From the listing below, count the lines where the string "matplotlib" occurs. Give the number, with no other words.

• _Data records_:
****************************************
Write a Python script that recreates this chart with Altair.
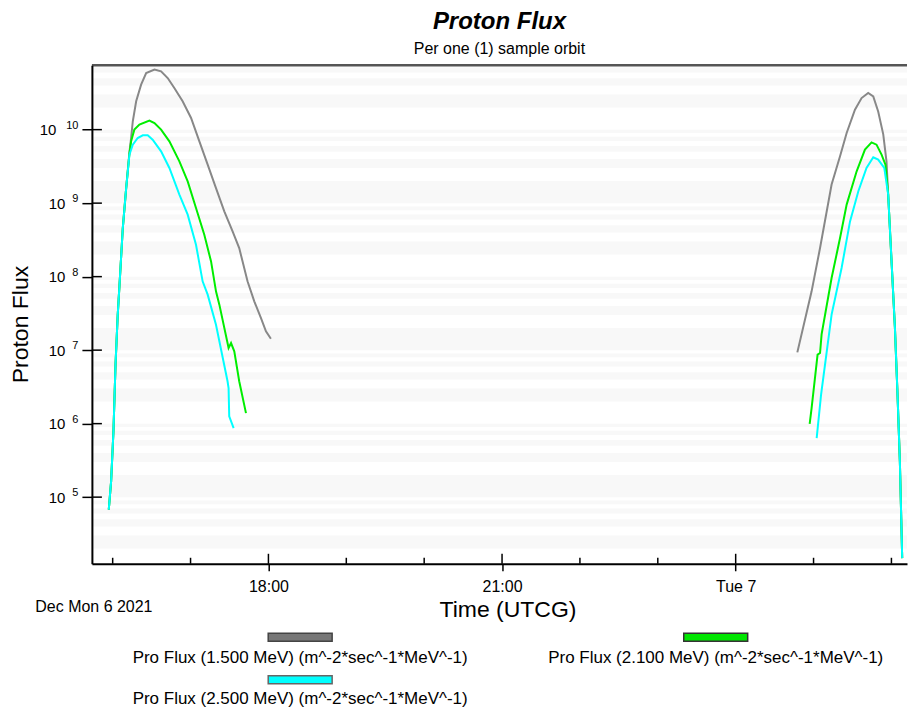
****************************************
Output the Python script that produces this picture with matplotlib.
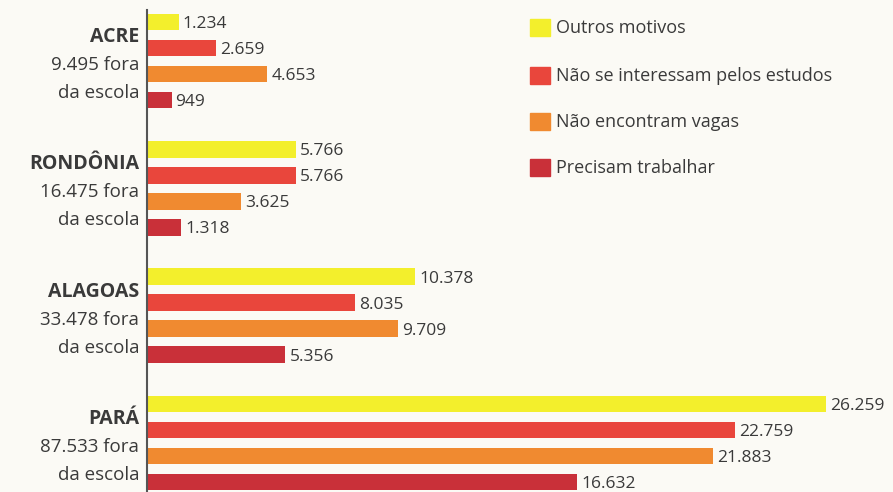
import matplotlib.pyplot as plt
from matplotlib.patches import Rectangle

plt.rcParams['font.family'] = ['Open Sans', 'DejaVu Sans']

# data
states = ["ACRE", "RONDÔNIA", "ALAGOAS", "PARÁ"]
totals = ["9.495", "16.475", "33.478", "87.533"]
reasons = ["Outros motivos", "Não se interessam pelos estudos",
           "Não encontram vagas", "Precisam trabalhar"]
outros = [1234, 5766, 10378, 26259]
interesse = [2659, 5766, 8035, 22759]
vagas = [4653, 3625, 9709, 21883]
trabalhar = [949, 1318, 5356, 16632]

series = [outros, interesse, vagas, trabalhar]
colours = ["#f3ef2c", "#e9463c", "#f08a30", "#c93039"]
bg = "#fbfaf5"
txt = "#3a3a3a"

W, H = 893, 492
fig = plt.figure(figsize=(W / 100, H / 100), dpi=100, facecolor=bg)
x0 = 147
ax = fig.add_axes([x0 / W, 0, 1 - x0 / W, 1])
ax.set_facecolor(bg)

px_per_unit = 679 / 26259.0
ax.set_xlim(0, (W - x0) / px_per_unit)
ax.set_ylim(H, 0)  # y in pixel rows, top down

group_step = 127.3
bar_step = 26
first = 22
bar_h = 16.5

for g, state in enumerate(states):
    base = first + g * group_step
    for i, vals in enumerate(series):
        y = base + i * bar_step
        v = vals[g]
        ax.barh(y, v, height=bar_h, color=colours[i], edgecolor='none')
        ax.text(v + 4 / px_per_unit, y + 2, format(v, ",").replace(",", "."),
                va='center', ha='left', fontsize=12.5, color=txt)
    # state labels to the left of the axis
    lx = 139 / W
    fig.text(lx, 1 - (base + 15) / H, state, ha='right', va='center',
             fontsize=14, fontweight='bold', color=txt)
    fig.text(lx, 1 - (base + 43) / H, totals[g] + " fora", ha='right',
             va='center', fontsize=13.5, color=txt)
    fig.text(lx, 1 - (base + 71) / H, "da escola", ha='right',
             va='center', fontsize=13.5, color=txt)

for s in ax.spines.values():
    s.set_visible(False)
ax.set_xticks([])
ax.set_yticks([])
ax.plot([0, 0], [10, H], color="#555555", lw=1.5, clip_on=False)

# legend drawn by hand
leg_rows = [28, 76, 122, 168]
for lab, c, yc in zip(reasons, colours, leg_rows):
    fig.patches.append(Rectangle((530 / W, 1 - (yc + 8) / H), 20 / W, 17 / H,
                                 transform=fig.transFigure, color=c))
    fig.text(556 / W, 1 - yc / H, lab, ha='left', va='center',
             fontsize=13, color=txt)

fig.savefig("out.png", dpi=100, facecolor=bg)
****************************************
• _Output of the exercise_:
3